Speaking of trains, it's chapter six that has the story of Jesse Livermore's (I mean Larry Livingstone's) score on Union Pacific:
IN the spring of 1906 I was in Atlantic City for a short vacation. I was out of stocks and was thinking only of having a change of air and a nice rest....You know where this is going. "I was in Saratoga for a nice rest..."
"...One morning after we had breakfasted and had finished reading all the New York morning papers, and had got tired of watching the sea gulls picking up clams and flying up with them twenty feet in the air and dropping them on the hard wet sand to open them for their breakfast, my friend and I started up the Boardwalk....
...I was looking-over the quotation board, noting the changes they were mostly advances until I came to Union Pacific. I got a feeling that I ought to sell it. I can't tell you more. I just felt like selling it. I asked myself why I should feel like that, and I couldn't find any reason whatever for going short of UP...."

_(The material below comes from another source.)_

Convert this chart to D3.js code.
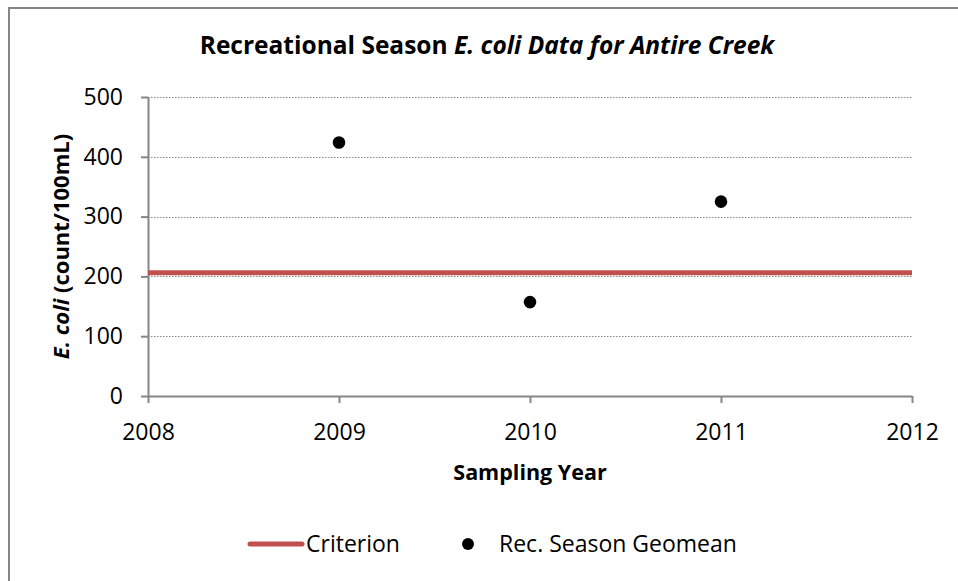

J.L. is now short 3000 Union Pacific.
"...I had sold as much as I needed to satisfy my feeling, so I followed him without waiting for a report on the last two thousand shares. It was a pretty good jag of stock for me to sell even with the best of reasons. It seemed more than enough to be short of without any reason whatever, particularly when the entire market was so strong and there was nothing in sight to make anybody think of the bear side....
...All I know is that I went out of the Atlantic City branch office of Harding Brothers short three thousand Union Pacific in a rising market, and I wasn't worried a bit. I wanted to know what price they'd got for my last two thousand shares. So after luncheon we walked up to the office. I had the pleasure of seeing that the general market was strong and Union Pacific higher. "I see your finish," said my friend. You could see he was glad he hadn't sold any. The next day the general market went up some more and I heard nothing but cheerful remarks from my friend. But I felt sure I had done right to sell UP, and I never get impatient when I feel I am right.
What's the sense?
That afternoon Union Pacific stopped climbing, and toward the end of the day it began to go off. Pretty soon it got down to a point below the level of the average of my three thousand shares. I felt more positive than ever that I was on the right side, and since I felt that way I naturally had to sell some more. So, toward the close, I sold an additional two thousand shares. There I was, short five thousand shares of UP. On a hunch. That was as much as I could sell in Harding's office with the margin I had up. It was too much stock for me to be short of, on a vacation; so I gave up the vacation and returned to New York...
The next day we got the news of the San Francisco earthquake...."
Mr. Lefevre also wrote a short story called The Tipster, published in 1901.